Real Boys: Rescuing Our Sons from the Myths of Boyhood
- Cover of the first edition
- Author: William S. Pollack
- Language: English
- Subject: Boyhood
- Publisher: Owl Books
- Publication date: 1998
- Publication place: United States
- Media type: Print (Paperback)
- Pages: 480
- ISBN: 978-0805061833

= Real Boys =

1998 book by William S. Pollack

Real Boys: Rescuing Our Sons from the Myths of Boyhood is a 1998 nonfiction book about boyhood and boy culture by clinical psychologist Dr William S. Pollack, in which the author asserts that toxic conceptions of masculinity in boy culture leads to boys doing poorly in education and health and having higher involvement in violent crimes and suicide than girls.

Pollack devoted more than 20 years to researching the material presented in the book.

==Reception==
Real Boys became a bestseller.
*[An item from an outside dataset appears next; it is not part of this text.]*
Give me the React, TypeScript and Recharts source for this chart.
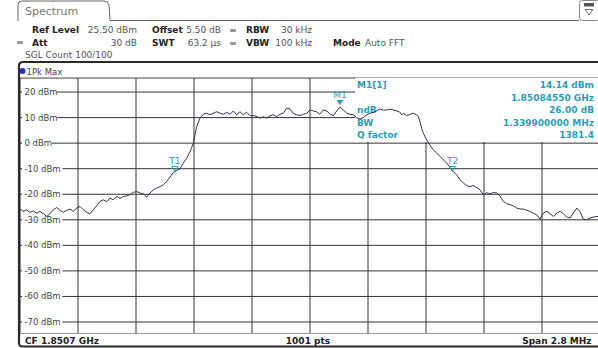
import React from "react";
import {
  LineChart,
  Line,
  XAxis,
  YAxis,
  CartesianGrid,
  ReferenceArea,
  ReferenceDot,
} from "recharts";

// sweep: offset from CF 1.8507 GHz in kHz, trace level in dBm
const freqOffsetKHz = [
  -1400, -1384, -1368, -1352, -1336, -1319, -1303, -1288, -1271, -1255,
  -1239, -1223, -1207, -1191, -1175, -1159, -1143, -1126, -1110, -1094,
  -1078, -1062, -1046, -1030, -1014, -998, -981, -966, -950, -933,
  -917, -901, -885, -869, -853, -837, -821, -805, -788, -772,
  -756, -740, -724, -708, -692, -676, -660, -643, -628, -612,
  -595, -579, -563, -547, -531, -515, -499, -483, -467, -450,
  -434, -419, -402, -386, -370, -354, -338, -322, -306, -290,
  -274, -257, -241, -225, -209, -193, -177, -161, -145, -129,
  -112, -97, -81, -64, -48, -32, -16, 0, 16, 32,
  48, 64, 81, 97, 113, 129, 145, 161, 177, 193,
  209, 226, 241, 257, 274, 290, 306, 322, 338, 354,
  370, 386, 402, 419, 435, 443, 450, 467, 483, 499,
  515, 523, 531, 539, 547, 563, 579, 595, 612, 628,
  643, 660, 676, 692, 708, 724, 740, 756, 772, 788,
  805, 821, 837, 853, 869, 885, 901, 917, 933, 950,
  966, 981, 998, 1014, 1030, 1046, 1062, 1078, 1094, 1110,
  1126, 1143, 1159, 1175, 1191, 1207, 1223, 1239, 1255, 1271,
  1288, 1303, 1319, 1336, 1352, 1368, 1384, 1400,
];

const levelDbm = [
  -25.8, -26.7, -26.1, -27.1, -26.5, -27.4, -26.7, -27.6, -28.7, -27.6,
  -26.1, -25.2, -26.3, -27.1, -26.3, -25.8, -26.7, -25.4, -24.8, -26.1,
  -27.1, -27.6, -26.1, -24.5, -22.8, -22.2, -22.9, -21.5, -22.2, -20.9,
  -21.6, -20.9, -20.6, -20.2, -19.3, -18.9, -19.5, -19.8, -21.1, -19.5,
  -18.3, -17.6, -17.0, -16.3, -15.0, -13.3, -11.5, -10.7, -10.2, -7.8,
  -5.9, -3.3, 0.0, 6.5, 9.8, 11.3, 11.7, 11.1, 11.7, 12.3,
  11.7, 11.3, 12.1, 11.3, 12.6, 11.1, 12.3, 11.1, 12.1, 10.8,
  10.8, 10.5, 9.8, 10.3, 9.8, 10.7, 11.1, 10.4, 11.3, 11.7,
  13.7, 13.4, 11.7, 11.1, 10.8, 11.3, 11.7, 13.0, 12.6, 12.3,
  11.3, 13.0, 12.6, 11.3, 10.8, 12.6, 14.14, 13.0, 11.7, 11.3,
  11.1, 10.0, 9.5, 10.0, 11.1, 11.7, 12.1, 12.6, 13.4, 12.9,
  13.0, 13.3, 13.0, 12.6, 12.1, 11.1, 11.7, 10.8, 11.3, 11.7,
  11.1, 10.4, 8.4, 5.9, 3.9, 1.3, -0.7, -2.6, -3.9, -5.2,
  -6.5, -7.8, -9.5, -11.1, -12.4, -14.3, -15.6, -16.6, -17.0, -16.6,
  -17.4, -18.3, -20.2, -19.4, -19.8, -19.3, -19.5, -20.6, -22.8, -23.7,
  -24.1, -24.5, -25.4, -25.8, -25.8, -26.3, -26.7, -27.4, -28.0, -29.7,
  -27.4, -26.7, -27.6, -28.7, -27.4, -26.7, -27.6, -28.9, -29.3, -27.4,
  -25.4, -26.7, -29.7, -30.0, -29.3, -28.9, -28.7, -28.8,
];

const yTicks = [20, 10, 0, -10, -20, -30, -40, -50, -60, -70];
const xTicks = [-1400, -1120, -840, -560, -280, 0, 280, 560, 840, 1120, 1400];

const peakMarker = { label: "M1", f: 144.55, level: 14.14 };
const ndbMarkers = [
  { label: "T1", f: -652, level: -11.86 },
  { label: "T2", f: 688, level: -11.86 },
];

const infoLabels = ["M1[1]", "", "ndB", "BW", "Q factor"];
const infoValues = ["14.14 dBm", "1.85084550 GHz", "26.00 dB", "1.339900000 MHz", "1381.4"];

const data = freqOffsetKHz.map((f, i) => ({ f, level: levelDbm[i] }));

const FONT = "DejaVu Sans, Verdana, sans-serif";
const TEAL = "#2c9db5";
const CW = 600;
const CH = 348;
const margin = { top: 78, right: 0, bottom: 14.5, left: 20 };
const X_DOMAIN: [number, number] = [-1400, 1400];
const Y_DOMAIN: [number, number] = [-74.5, 25.5];

const YTick = (props: any) => {
  const { x, y, payload } = props;
  const label = `${payload.value} dBm`;
  const w = label.length * 5.35;
  return (
    <g>
      <rect x={x + 2} y={y - 5} width={w + 3} height={10} fill="#fff" />
      <text x={x + 4.5} y={y + 3} fontSize={8.5} fill="#444" fontFamily={FONT}>
        {label}
      </text>
    </g>
  );
};

const PeakShape = (props: any) => {
  const { cx, cy } = props;
  return (
    <g>
      <path d={`M${cx - 3.5},${cy - 7} L${cx + 3.5},${cy - 7} L${cx},${cy - 2} Z`} fill={TEAL} />
      <text x={cx} y={cy - 9} textAnchor="middle" fontSize={9} fill={TEAL} fontFamily={FONT}>
        {peakMarker.label}
      </text>
    </g>
  );
};

const makeNdbShape = (label: string) => (props: any) => {
  const { cx, cy } = props;
  return (
    <g>
      <path
        d={`M${cx - 3},${cy - 7} L${cx + 3},${cy - 7} L${cx},${cy - 2} Z`}
        fill="none"
        stroke={TEAL}
        strokeWidth={1}
      />
      <text x={cx} y={cy - 9} textAnchor="middle" fontSize={9} fill={TEAL} fontFamily={FONT}>
        {label}
      </text>
    </g>
  );
};

const Header = () => (
  <svg
    width={598}
    height={348}
    style={{ position: "absolute", left: 0, top: 0, pointerEvents: "none" }}
    fontFamily={FONT}
  >
    {/* tab */}
    <path d="M18,21 V5 Q18,1 22,1 H104 Q108,1 109,5 L110,20.5 H579" fill="none" stroke="#666" strokeWidth={1} />
    <text x={25} y={15} fontSize={11} fill="#777">Spectrum</text>
    {/* icon */}
    <rect x={579.5} y={0.5} width={20} height={20} rx={3} fill="#fff" stroke="#888" />
    <rect x={584} y={3} width={10} height={3.5} fill="#555" />
    <path d="M585,9.5 L593,9.5 L589,15 Z" fill="none" stroke="#555" strokeWidth={0.8} />

    {/* row 1 */}
    <text x={32} y={33} fontSize={9} fontWeight="bold" fill="#222">Ref Level</text>
    <text x={137} y={33} fontSize={9} fill="#555" textAnchor="end">25.50 dBm</text>
    <text x={152} y={33} fontSize={9} fontWeight="bold" fill="#222">Offset</text>
    <text x={221} y={33} fontSize={9} fill="#555" textAnchor="end">5.50 dB</text>
    <rect x={230} y={29} width={6} height={3} rx={1} fill="#999" />
    <text x={246} y={33} fontSize={9} fontWeight="bold" fill="#222">RBW</text>
    <text x={312} y={33} fontSize={9} fill="#555" textAnchor="end">30 kHz</text>
    {/* row 2 */}
    <rect x={17} y={41} width={6} height={3} rx={1} fill="#999" />
    <text x={32} y={46} fontSize={9} fontWeight="bold" fill="#222">Att</text>
    <text x={137} y={46} fontSize={9} fill="#555" textAnchor="end">30 dB</text>
    <text x={152} y={46} fontSize={9} fontWeight="bold" fill="#222">SWT</text>
    <text x={221} y={46} fontSize={9} fill="#555" textAnchor="end">63.2 µs</text>
    <rect x={230} y={42} width={6} height={3} rx={1} fill="#999" />
    <text x={246} y={46} fontSize={9} fontWeight="bold" fill="#222">VBW</text>
    <text x={312} y={46} fontSize={9} fill="#555" textAnchor="end">100 kHz</text>
    <text x={333} y={46} fontSize={9} fontWeight="bold" fill="#222">Mode</text>
    <text x={365} y={46} fontSize={9} fill="#555">Auto FFT</text>
    {/* row 3 */}
    <text x={25} y={58} fontSize={9} fill="#555">SGL Count 100/100</text>

    {/* window frame */}
    <path d="M19,344 V66 Q19,62 23,62 H598" fill="none" stroke="#2a2a2a" strokeWidth={2.2} />
    <path d="M19,343 Q19,346.5 23,346.5 H598" fill="none" stroke="#2a2a2a" strokeWidth={2} />
    <circle cx={22.5} cy={71} r={3} fill="#2b2bc8" />
    <text x={26.5} y={74.5} fontSize={8.5} fill="#444">1Pk Max</text>
    <line x1={20} y1={77.5} x2={598} y2={77.5} stroke="#aaa" strokeWidth={1} />
    <line x1={20} y1={333.5} x2={598} y2={333.5} stroke="#999" strokeWidth={1} />

    {/* marker info */}
    {infoLabels.map((t, i) => (
      <text key={"l" + i} x={357} y={88 + i * 12.5} fontSize={9} fontWeight="bold" fill={TEAL}>
        {t}
      </text>
    ))}
    {infoValues.map((t, i) => (
      <text key={"v" + i} x={594} y={88 + i * 12.5} fontSize={9} fontWeight="bold" fill={TEAL} textAnchor="end">
        {t}
      </text>
    ))}

    {/* footer */}
    <text x={25} y={344} fontSize={9} fontWeight="bold" fill="#222">CF 1.8507 GHz</text>
    <text x={308} y={344} fontSize={9} fontWeight="bold" fill="#222" textAnchor="middle">1001 pts</text>
    <text x={591.5} y={344} fontSize={9} fontWeight="bold" fill="#222" textAnchor="end">Span 2.8 MHz</text>
  </svg>
);

export default function App() {
  return (
    <div
      style={{
        position: "fixed",
        left: 0,
        top: 0,
        width: 598,
        height: 348,
        overflow: "hidden",
        background: "#fff",
        fontFamily: FONT,
      }}
    >
      {/* grid layer */}
      <div style={{ position: "absolute", left: 0, top: 0 }}>
        <LineChart width={CW} height={CH} data={data} margin={margin}>
          <CartesianGrid stroke="#333" strokeWidth={1} />
          <XAxis type="number" dataKey="f" domain={X_DOMAIN} ticks={xTicks} hide />
          <YAxis
            type="number"
            domain={Y_DOMAIN}
            ticks={yTicks}
            mirror
            axisLine={false}
            tickLine={false}
            tickSize={0}
            tickMargin={0}
            tick={<YTick />}
          />
          <ReferenceArea x1={218} x2={1400} y1={0.5} y2={25.5} fill="#fff" fillOpacity={1} stroke="none" />
          <Line dataKey="level" stroke="none" dot={false} isAnimationActive={false} />
        </LineChart>
      </div>
      <Header />
      {/* trace layer */}
      <div style={{ position: "absolute", left: 0, top: 0 }}>
        <LineChart width={CW} height={CH} data={data} margin={margin}>
          <XAxis type="number" dataKey="f" domain={X_DOMAIN} hide />
          <YAxis type="number" domain={Y_DOMAIN} hide />
          <Line
            dataKey="level"
            type="linear"
            stroke="#34344f"
            strokeWidth={1}
            dot={false}
            isAnimationActive={false}
          />
          <ReferenceDot x={peakMarker.f} y={peakMarker.level} shape={<PeakShape />} />
          {ndbMarkers.map((m) => (
            <ReferenceDot key={m.label} x={m.f} y={m.level} shape={makeNdbShape(m.label)} />
          ))}
        </LineChart>
      </div>
    </div>
  );
}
A Toronto District School Board review of the book says: "Pollack's groundbreaking book has become the academic bible that the new boys' movement was launched from."

The philosopher Christina Hoff Sommers, who attributes the book's popularity to the public response to the Columbine High School massacre, writes that Real Boys is, "The most popular book calling for the rescue of boys from the constraints of a harmful masculinity".